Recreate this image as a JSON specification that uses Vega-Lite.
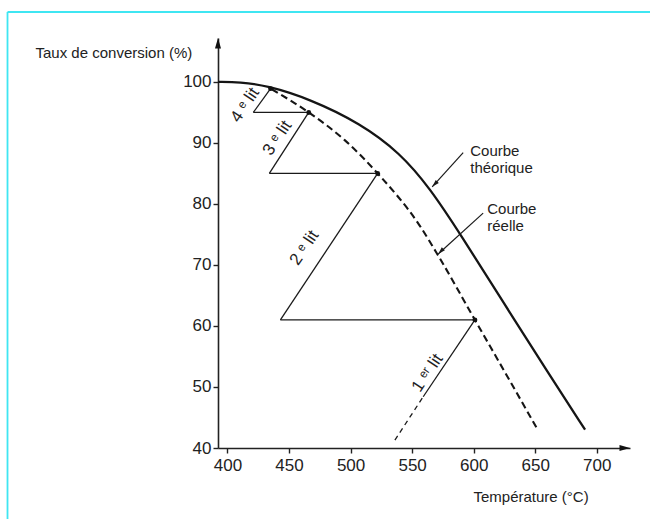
{
  "$schema": "https://vega.github.io/schema/vega-lite/v6.json",
  "autosize": "none",
  "padding": {"left": 218, "top": 38, "right": 20, "bottom": 71},
  "width": 412,
  "height": 410,
  "background": "white",
  "config": {
    "view": {"stroke": null},
    "font": "Liberation Sans",
    "axis": {
      "domainColor": "#222", "domainWidth": 1.6, "tickColor": "#222", "tickWidth": 1.4, "tickSize": 5,
      "labelFont": "Liberation Sans", "labelFontSize": 17, "labelColor": "#222", "labelOverlap": false,
      "grid": false, "titleFont": "Liberation Sans", "titleFontSize": 15, "titleFontWeight": "normal", "titleColor": "#222"
    }
  },
  "datasets": {
    "courbes": [
      {"courbe": "théorique", "x": 392.3, "y": 100},
      {"courbe": "théorique", "x": 410, "y": 100},
      {"courbe": "théorique", "x": 432, "y": 99.4},
      {"courbe": "théorique", "x": 467, "y": 97.2},
      {"courbe": "théorique", "x": 508, "y": 93.2},
      {"courbe": "théorique", "x": 540, "y": 88.4},
      {"courbe": "théorique", "x": 564.5, "y": 82.6},
      {"courbe": "théorique", "x": 590, "y": 74.8},
      {"courbe": "théorique", "x": 624, "y": 63.9},
      {"courbe": "théorique", "x": 660, "y": 52.5},
      {"courbe": "théorique", "x": 690.5, "y": 43},
      {"courbe": "réelle", "x": 436, "y": 98.8},
      {"courbe": "réelle", "x": 466, "y": 95},
      {"courbe": "réelle", "x": 495, "y": 90.5},
      {"courbe": "réelle", "x": 522, "y": 85},
      {"courbe": "réelle", "x": 556, "y": 76.5},
      {"courbe": "réelle", "x": 571, "y": 71.6},
      {"courbe": "réelle", "x": 601, "y": 61},
      {"courbe": "réelle", "x": 630, "y": 50.8},
      {"courbe": "réelle", "x": 652, "y": 43}
    ],
    "lits": [
      {"trait": "plein", "x": 559, "y": 48.4, "x2": 601, "y2": 61},
      {"trait": "plein", "x": 601, "y": 61, "x2": 443, "y2": 61},
      {"trait": "plein", "x": 443, "y": 61, "x2": 522, "y2": 85},
      {"trait": "plein", "x": 522, "y": 85, "x2": 434, "y2": 85},
      {"trait": "plein", "x": 434, "y": 85, "x2": 466, "y2": 95},
      {"trait": "plein", "x": 466, "y": 95, "x2": 421, "y2": 95},
      {"trait": "plein", "x": 421, "y": 95, "x2": 435, "y2": 98.9},
      {"trait": "pointillé", "x": 536, "y": 41.3, "x2": 559, "y2": 48.4}
    ],
    "points": [
      {"x": 601, "y": 61},
      {"x": 522, "y": 85},
      {"x": 466, "y": 95},
      {"x": 435, "y": 98.9}
    ],
    "etiquettes": [
      {"x": 414.3, "y": 96.2, "label": "4 ᵉ lit"},
      {"x": 440.6, "y": 90.8, "label": "3 ᵉ lit"},
      {"x": 462.5, "y": 72.8, "label": "2 ᵉ lit"},
      {"x": 562.5, "y": 52.3, "label": "1 ᵉʳ lit"}
    ],
    "notes": [
      {"x": 597.2, "y": 88.7, "label": "Courbe\nthéorique"},
      {"x": 611.0, "y": 79.2, "label": "Courbe\nréelle"}
    ],
    "fleches": [
      {"x": 591.5, "y": 88.4, "x2": 566.3, "y2": 82.8},
      {"x": 607.7, "y": 78.5, "x2": 571.2, "y2": 71.8}
    ],
    "cadre": [
      {"x": 221.3, "y": 111.46, "x2": 221.3, "y2": 26},
      {"x": 221.3, "y": 111.46, "x2": 752, "y2": 111.46}
    ]
  },
  "encoding": {
    "x": {
      "field": "x", "type": "quantitative",
      "scale": {"domain": [392.3, 727], "nice": false, "zero": false},
      "axis": {
        "values": [400, 450, 500, 550, 600, 650, 700], "labelPadding": 4,
        "title": "Température (°C)", "titleAngle": 0, "titleAlign": "left", "titleBaseline": "middle",
        "titleX": 255, "titleY": 48
      }
    },
    "y": {
      "field": "y", "type": "quantitative",
      "scale": {"domain": [40, 107.2], "nice": false, "zero": false},
      "axis": {
        "values": [40, 50, 60, 70, 80, 90, 100], "labelPadding": 2,
        "title": "Taux de conversion (%)", "titleAngle": 0, "titleAlign": "left", "titleBaseline": "middle",
        "titleX": -183, "titleY": 14
      }
    }
  },
  "layer": [
    {
      "data": {"name": "cadre"},
      "mark": {"type": "rule", "color": "#3fe6f2", "strokeWidth": 1.8},
      "encoding": {"x2": {"field": "x2"}, "y2": {"field": "y2"}}
    },
    {
      "data": {"name": "courbes"},
      "transform": [{"filter": "datum.courbe === 'théorique'"}],
      "mark": {"type": "line", "color": "#151515", "strokeWidth": 2.3, "interpolate": "basis"}
    },
    {
      "data": {"name": "courbes"},
      "transform": [{"filter": "datum.courbe === 'réelle'"}],
      "mark": {"type": "line", "color": "#151515", "strokeWidth": 2.1, "strokeDash": [7, 4], "interpolate": "monotone"}
    },
    {
      "data": {"name": "lits"},
      "transform": [{"filter": "datum.trait === 'plein'"}],
      "mark": {"type": "rule", "color": "#1a1a1a", "strokeWidth": 1.3},
      "encoding": {"x2": {"field": "x2"}, "y2": {"field": "y2"}}
    },
    {
      "data": {"name": "lits"},
      "transform": [{"filter": "datum.trait === 'pointillé'"}],
      "mark": {"type": "rule", "color": "#1a1a1a", "strokeWidth": 1.3, "strokeDash": [5, 4]},
      "encoding": {"x2": {"field": "x2"}, "y2": {"field": "y2"}}
    },
    {
      "data": {"name": "fleches"},
      "mark": {"type": "rule", "color": "#1a1a1a", "strokeWidth": 1.2},
      "encoding": {"x2": {"field": "x2"}, "y2": {"field": "y2"}}
    },
    {
      "data": {"name": "fleches"},
      "mark": {"type": "point", "shape": "M0,0L0.35,1.2L-0.35,1.2Z", "filled": true, "color": "#1a1a1a", "size": 150, "angle": 224, "opacity": 1},
      "encoding": {"x": {"field": "x2", "type": "quantitative"}, "y": {"field": "y2", "type": "quantitative"}}
    },
    {
      "data": {"name": "points"},
      "mark": {"type": "point", "shape": "circle", "filled": true, "color": "#111", "size": 24, "opacity": 1}
    },
    {
      "data": {"name": "etiquettes"},
      "mark": {"type": "text", "angle": -56, "align": "center", "baseline": "middle", "fontSize": 17, "color": "#222", "font": "Liberation Sans"},
      "encoding": {"text": {"field": "label"}}
    },
    {
      "data": {"name": "notes"},
      "mark": {"type": "text", "align": "left", "baseline": "middle", "fontSize": 15, "lineHeight": 17, "lineBreak": "\n", "color": "#222", "font": "Liberation Sans"},
      "encoding": {"text": {"field": "label"}}
    },
    {
      "data": {"values": [{"x": 392.3, "y": 105.77}]},
      "mark": {"type": "point", "shape": "M0,-1L0.35,0.2L-0.35,0.2Z", "filled": true, "color": "#111", "size": 300, "opacity": 1}
    },
    {
      "data": {"values": [{"x": 719.9, "y": 40}]},
      "mark": {"type": "point", "shape": "M1,0L-0.2,0.35L-0.2,-0.35Z", "filled": true, "color": "#111", "size": 300, "opacity": 1}
    }
  ]
}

▬▬▬▬▬▬

## What the task requires
Without including any picture, repeat the data exactly.

## Solution
Recreate this image as a JSON specification that uses Vega-Lite.
{
  "$schema": "https://vega.github.io/schema/vega-lite/v6.json",
  "autosize": "none",
  "padding": {"left": 218, "top": 38, "right": 20, "bottom": 71},
  "width": 412,
  "height": 410,
  "background": "white",
  "config": {
    "view": {"stroke": null},
    "font": "Liberation Sans",
    "axis": {
      "domainColor": "#222", "domainWidth": 1.6, "tickColor": "#222", "tickWidth": 1.4, "tickSize": 5,
      "labelFont": "Liberation Sans", "labelFontSize": 17, "labelColor": "#222", "labelOverlap": false,
      "grid": false, "titleFont": "Liberation Sans", "titleFontSize": 15, "titleFontWeight": "normal", "titleColor": "#222"
    }
  },
  "datasets": {
    "courbes": [
      {"courbe": "théorique", "x": 392.3, "y": 100},
      {"courbe": "théorique", "x": 410, "y": 100},
      {"courbe": "théorique", "x": 432, "y": 99.4},
      {"courbe": "théorique", "x": 467, "y": 97.2},
      {"courbe": "théorique", "x": 508, "y": 93.2},
      {"courbe": "théorique", "x": 540, "y": 88.4},
      {"courbe": "théorique", "x": 564.5, "y": 82.6},
      {"courbe": "théorique", "x": 590, "y": 74.8},
      {"courbe": "théorique", "x": 624, "y": 63.9},
      {"courbe": "théorique", "x": 660, "y": 52.5},
      {"courbe": "théorique", "x": 690.5, "y": 43},
      {"courbe": "réelle", "x": 436, "y": 98.8},
      {"courbe": "réelle", "x": 466, "y": 95},
      {"courbe": "réelle", "x": 495, "y": 90.5},
      {"courbe": "réelle", "x": 522, "y": 85},
      {"courbe": "réelle", "x": 556, "y": 76.5},
      {"courbe": "réelle", "x": 571, "y": 71.6},
      {"courbe": "réelle", "x": 601, "y": 61},
      {"courbe": "réelle", "x": 630, "y": 50.8},
      {"courbe": "réelle", "x": 652, "y": 43}
    ],
    "lits": [
      {"trait": "plein", "x": 559, "y": 48.4, "x2": 601, "y2": 61},
      {"trait": "plein", "x": 601, "y": 61, "x2": 443, "y2": 61},
      {"trait": "plein", "x": 443, "y": 61, "x2": 522, "y2": 85},
      {"trait": "plein", "x": 522, "y": 85, "x2": 434, "y2": 85},
      {"trait": "plein", "x": 434, "y": 85, "x2": 466, "y2": 95},
      {"trait": "plein", "x": 466, "y": 95, "x2": 421, "y2": 95},
      {"trait": "plein", "x": 421, "y": 95, "x2": 435, "y2": 98.9},
      {"trait": "pointillé", "x": 536, "y": 41.3, "x2": 559, "y2": 48.4}
    ],
    "points": [
      {"x": 601, "y": 61},
      {"x": 522, "y": 85},
      {"x": 466, "y": 95},
      {"x": 435, "y": 98.9}
    ],
    "etiquettes": [
      {"x": 414.3, "y": 96.2, "label": "4 ᵉ lit"},
      {"x": 440.6, "y": 90.8, "label": "3 ᵉ lit"},
      {"x": 462.5, "y": 72.8, "label": "2 ᵉ lit"},
      {"x": 562.5, "y": 52.3, "label": "1 ᵉʳ lit"}
    ],
    "notes": [
      {"x": 597.2, "y": 88.7, "label": "Courbe\nthéorique"},
      {"x": 611.0, "y": 79.2, "label": "Courbe\nréelle"}
    ],
    "fleches": [
      {"x": 591.5, "y": 88.4, "x2": 566.3, "y2": 82.8},
      {"x": 607.7, "y": 78.5, "x2": 571.2, "y2": 71.8}
    ],
    "cadre": [
      {"x": 221.3, "y": 111.46, "x2": 221.3, "y2": 26},
      {"x": 221.3, "y": 111.46, "x2": 752, "y2": 111.46}
    ]
  },
  "encoding": {
    "x": {
      "field": "x", "type": "quantitative",
      "scale": {"domain": [392.3, 727], "nice": false, "zero": false},
      "axis": {
        "values": [400, 450, 500, 550, 600, 650, 700], "labelPadding": 4,
        "title": "Température (°C)", "titleAngle": 0, "titleAlign": "left", "titleBaseline": "middle",
        "titleX": 255, "titleY": 48
      }
    },
    "y": {
      "field": "y", "type": "quantitative",
      "scale": {"domain": [40, 107.2], "nice": false, "zero": false},
      "axis": {
        "values": [40, 50, 60, 70, 80, 90, 100], "labelPadding": 2,
        "title": "Taux de conversion (%)", "titleAngle": 0, "titleAlign": "left", "titleBaseline": "middle",
        "titleX": -183, "titleY": 14
      }
    }
  },
  "layer": [
    {
      "data": {"name": "cadre"},
      "mark": {"type": "rule", "color": "#3fe6f2", "strokeWidth": 1.8},
      "encoding": {"x2": {"field": "x2"}, "y2": {"field": "y2"}}
    },
    {
      "data": {"name": "courbes"},
      "transform": [{"filter": "datum.courbe === 'théorique'"}],
      "mark": {"type": "line", "color": "#151515", "strokeWidth": 2.3, "interpolate": "basis"}
    },
    {
      "data": {"name": "courbes"},
      "transform": [{"filter": "datum.courbe === 'réelle'"}],
      "mark": {"type": "line", "color": "#151515", "strokeWidth": 2.1, "strokeDash": [7, 4], "interpolate": "monotone"}
    },
    {
      "data": {"name": "lits"},
      "transform": [{"filter": "datum.trait === 'plein'"}],
      "mark": {"type": "rule", "color": "#1a1a1a", "strokeWidth": 1.3},
      "encoding": {"x2": {"field": "x2"}, "y2": {"field": "y2"}}
    },
    {
      "data": {"name": "lits"},
      "transform": [{"filter": "datum.trait === 'pointillé'"}],
      "mark": {"type": "rule", "color": "#1a1a1a", "strokeWidth": 1.3, "strokeDash": [5, 4]},
      "encoding": {"x2": {"field": "x2"}, "y2": {"field": "y2"}}
    },
    {
      "data": {"name": "fleches"},
      "mark": {"type": "rule", "color": "#1a1a1a", "strokeWidth": 1.2},
      "encoding": {"x2": {"field": "x2"}, "y2": {"field": "y2"}}
    },
    {
      "data": {"name": "fleches"},
      "mark": {"type": "point", "shape": "M0,0L0.35,1.2L-0.35,1.2Z", "filled": true, "color": "#1a1a1a", "size": 150, "angle": 224, "opacity": 1},
      "encoding": {"x": {"field": "x2", "type": "quantitative"}, "y": {"field": "y2", "type": "quantitative"}}
    },
    {
      "data": {"name": "points"},
      "mark": {"type": "point", "shape": "circle", "filled": true, "color": "#111", "size": 24, "opacity": 1}
    },
    {
      "data": {"name": "etiquettes"},
      "mark": {"type": "text", "angle": -56, "align": "center", "baseline": "middle", "fontSize": 17, "color": "#222", "font": "Liberation Sans"},
      "encoding": {"text": {"field": "label"}}
    },
    {
      "data": {"name": "notes"},
      "mark": {"type": "text", "align": "left", "baseline": "middle", "fontSize": 15, "lineHeight": 17, "lineBreak": "\n", "color": "#222", "font": "Liberation Sans"},
      "encoding": {"text": {"field": "label"}}
    },
    {
      "data": {"values": [{"x": 392.3, "y": 105.77}]},
      "mark": {"type": "point", "shape": "M0,-1L0.35,0.2L-0.35,0.2Z", "filled": true, "color": "#111", "size": 300, "opacity": 1}
    },
    {
      "data": {"values": [{"x": 719.9, "y": 40}]},
      "mark": {"type": "point", "shape": "M1,0L-0.2,0.35L-0.2,-0.35Z", "filled": true, "color": "#111", "size": 300, "opacity": 1}
    }
  ]
}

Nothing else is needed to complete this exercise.